The Stoic doctrine of [Greek: daimones] was also utilised
to find an explanation for semi-deities, lares, genii, etc., and thus
another character of the old Italian religious mind was to be saved
from contempt and oblivion. The old Italian tendency to see the
supernatural manifesting itself in many different ways expressed by
adjectival titles, e.g. Mars Silvanus, Jupiter Elicius, Juno Lucina,
etc., also found an explanation in Varro's doctrine; for the divine
element existing in sky, earth, sea, or other parts of the _mundus_,
and manifesting itself in many different forms of activity, might
be thus made obvious to the ordinary human intellect without the
interposition of philosophical terms.
At the head of the whole system was Jupiter, the greatest of Roman
gods, whose title of Optimus Maximus might well have suggested that no
other deity could occupy this place.

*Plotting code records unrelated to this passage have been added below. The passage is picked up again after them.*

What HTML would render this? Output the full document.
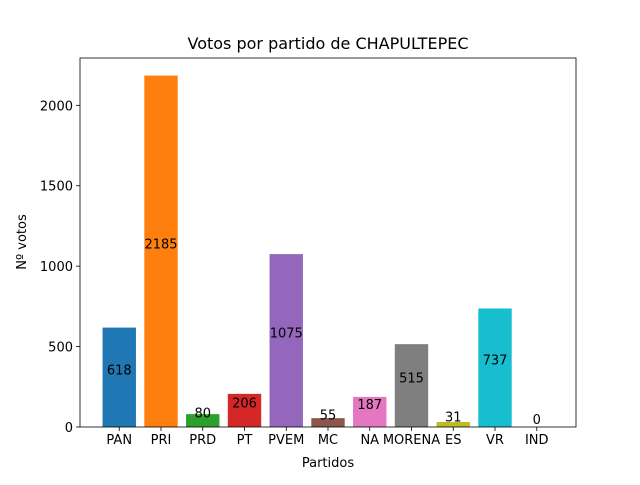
<!DOCTYPE html>
<html><head><meta charset="utf-8"><style>
body{margin:0;background:#fff}
svg{font-family:"DejaVu Sans","Liberation Sans",sans-serif}
</style></head><body>
<svg id="chart" width="640" height="480" xmlns="http://www.w3.org/2000/svg">
<rect width="640" height="480" fill="#fff"/>
<text x="328" y="49" font-size="16" text-anchor="middle">Votos por partido de CHAPULTEPEC</text>
<g id="bars"></g>
<g id="axes"></g>
<text x="328" y="467" font-size="13" text-anchor="middle">Partidos</text>
<text transform="translate(26,242) rotate(-90)" font-size="13" text-anchor="middle">Nº votos</text>
</svg>
<script>
const categories=["PAN","PRI","PRD","PT","PVEM","MC","NA","MORENA","ES","VR","IND"];
const votes=[618,2185,80,206,1075,55,187,515,31,737,0];
const colors=["#1f77b4","#ff7f0e","#2ca02c","#d62728","#9467bd","#8c564b","#e377c2","#7f7f7f","#bcbd22","#17becf","#1f77b4"];
const yTicks=[0,500,1000,1500,2000];
const L=80,R=576,T=58,B=427;
const ymax=Math.max(...votes)*1.05;
const x0=-0.94,x1=categories.length-1+0.94;
const xs=v=>L+(v-x0)/(x1-x0)*(R-L);
const ys=v=>B-v/ymax*(B-T);
const NS="http://www.w3.org/2000/svg";
const bars=document.getElementById('bars'),axes=document.getElementById('axes');
function mk(tag,attrs,parent){const e=document.createElementNS(NS,tag);for(const k in attrs)e.setAttribute(k,attrs[k]);parent.appendChild(e);return e;}
const bw=(xs(0.8)-xs(0));
categories.forEach((c,i)=>{
  const r=mk('rect',{x:xs(i)-bw/2,y:ys(votes[i]),width:bw,height:B-ys(votes[i]),fill:colors[i]},bars);
  
  
  const t=mk('text',{x:xs(i),y:ys(votes[i]/2)-3,'font-size':13,'text-anchor':'middle'},bars);
  t.textContent=votes[i];
  
  
  mk('line',{x1:xs(i),x2:xs(i),y1:B,y2:B+4,stroke:'#000','stroke-width':0.8},axes);
  const xl=mk('text',{x:xs(i),y:B+17,'font-size':13,'text-anchor':'middle'},axes);
  xl.textContent=c;
  
  
});
yTicks.forEach(v=>{
  mk('line',{x1:L-4,x2:L,y1:ys(v),y2:ys(v),stroke:'#000','stroke-width':0.8},axes);
  const yl=mk('text',{x:L-7,y:ys(v)+5,'font-size':13,'text-anchor':'end'},axes);
  yl.textContent=v;
  
  
});
const f=mk('rect',{x:L,y:T,width:R-L,height:B-T,fill:'none',stroke:'#000','stroke-width':0.8},axes);


</script>
</body></html>
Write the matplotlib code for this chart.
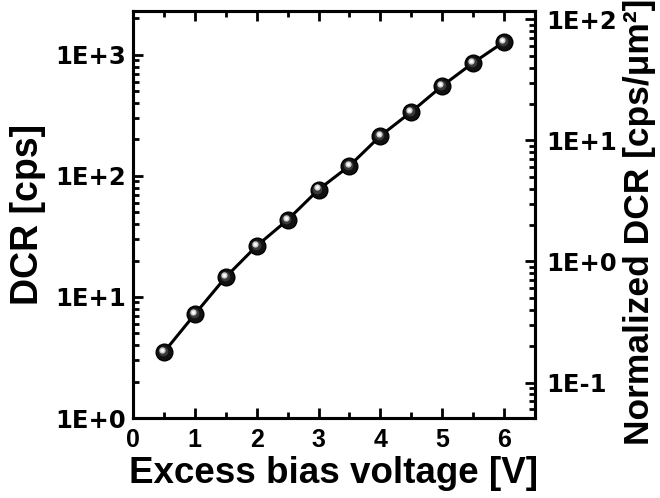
import matplotlib
matplotlib.use("Agg")
import matplotlib.pyplot as plt
import matplotlib.ticker as mticker
import matplotlib.transforms as mtrans
import numpy as np

plt.rcParams['font.family'] = ['Liberation Sans', 'DejaVu Sans']
plt.rcParams['font.weight'] = 'bold'

voltage = [0.5, 1.0, 1.5, 2.0, 2.5, 3.0, 3.5, 4.0, 4.5, 5.0, 5.5, 6.0]
dcr = [3.5, 7.2, 14.6, 26.4, 43.3, 77, 121, 214, 338, 554, 859, 1280]
area_um2 = 19.63
left_ticks = [1, 10, 100, 1000]
left_labels = ["1E+0", "1E+1", "1E+2", "1E+3"]
right_ticks = [0.1, 1, 10, 100]
right_labels = ["1E-1", "1E+0", "1E+1", "1E+2"]

fig = plt.figure(figsize=(6.6, 4.98), dpi=100)
ax = fig.add_axes([0.2015, 0.1606, 0.8106 - 0.2015, 0.9779 - 0.1606])

ax.plot(voltage, dcr, color='black', lw=2.2, zorder=2)
ax.plot(voltage, dcr, 'o', ms=12, color='#111111', mec='black', zorder=3)
off1 = mtrans.offset_copy(ax.transData, fig=fig, x=-0.8, y=0.8, units='points')
ax.plot(voltage, dcr, 'o', ms=7, color='#3a3a3a', mec='none', zorder=4, transform=off1)
off2 = mtrans.offset_copy(ax.transData, fig=fig, x=-1.3, y=1.6, units='points')
ax.plot(voltage, dcr, 'o', ms=4.5, color='#d0d0d0', mec='none', zorder=5, transform=off2)
ax.plot(voltage, dcr, 'o', ms=2.2, color='white', mec='none', zorder=6, transform=off2)

ax.set_yscale('log')
ylo, yhi = 1, 2300
ax.set_ylim(ylo, yhi)
ax.set_xlim(0, 6.5)
ax.xaxis.set_major_locator(mticker.MultipleLocator(1))
ax.xaxis.set_minor_locator(mticker.MultipleLocator(0.5))
ax.yaxis.set_major_locator(mticker.FixedLocator(left_ticks))
ax.yaxis.set_major_formatter(mticker.FixedFormatter(left_labels))
ax.yaxis.set_minor_locator(mticker.LogLocator(base=10, subs=np.arange(2, 10)))
ax.yaxis.set_minor_formatter(mticker.NullFormatter())

ax.tick_params(which='both', direction='in', top=True, right=False, width=2)
ax.tick_params(which='major', length=7.5)
ax.tick_params(which='minor', length=4)
ax.tick_params(axis='x', which='major', labelsize=18, pad=7)
ax.tick_params(axis='y', which='major', labelsize=17.5, pad=5,
               labelfontfamily='DejaVu Sans')
for s in ax.spines.values():
    s.set_linewidth(2.2)

ax.set_xlabel("Excess bias voltage [V]", fontsize=26.5, fontweight='bold', labelpad=3)
ax.set_ylabel("DCR [cps]", fontsize=27, fontweight='bold', labelpad=7)

ax2 = ax.twinx()
ax2.set_yscale('log')
ax2.set_ylim(ylo / area_um2, yhi / area_um2)
ax2.yaxis.set_major_locator(mticker.FixedLocator(right_ticks))
ax2.yaxis.set_major_formatter(mticker.FixedFormatter(right_labels))
ax2.yaxis.set_minor_locator(mticker.LogLocator(base=10, subs=np.arange(2, 10)))
ax2.yaxis.set_minor_formatter(mticker.NullFormatter())
ax2.tick_params(which='both', direction='in', width=2)
ax2.tick_params(which='major', length=7.5, labelsize=17.5, pad=8,
                labelfontfamily='DejaVu Sans')
ax2.tick_params(which='minor', length=4)
for s in ax2.spines.values():
    s.set_linewidth(2.2)
ax2.set_ylabel("Normalized DCR [cps/μm²]", fontsize=25.5, fontweight='bold')
ax2.yaxis.set_label_coords(1.218, 0.482)

fig.savefig("out.png", dpi=100)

Without him it would have been
practically impossible for Varro to carry out his difficult and
perilous task. Every Roman recognised in Jupiter the god who
condescended to dwell on the Capitol in a temple made with hands, and
who, beyond all other gods, watched over the destinies of the Roman
State; every Roman also knew that Jupiter was the great god of the
heaven above him, for in many expressions of his ordinary speech he
used the god's name as a synonym for the open sky.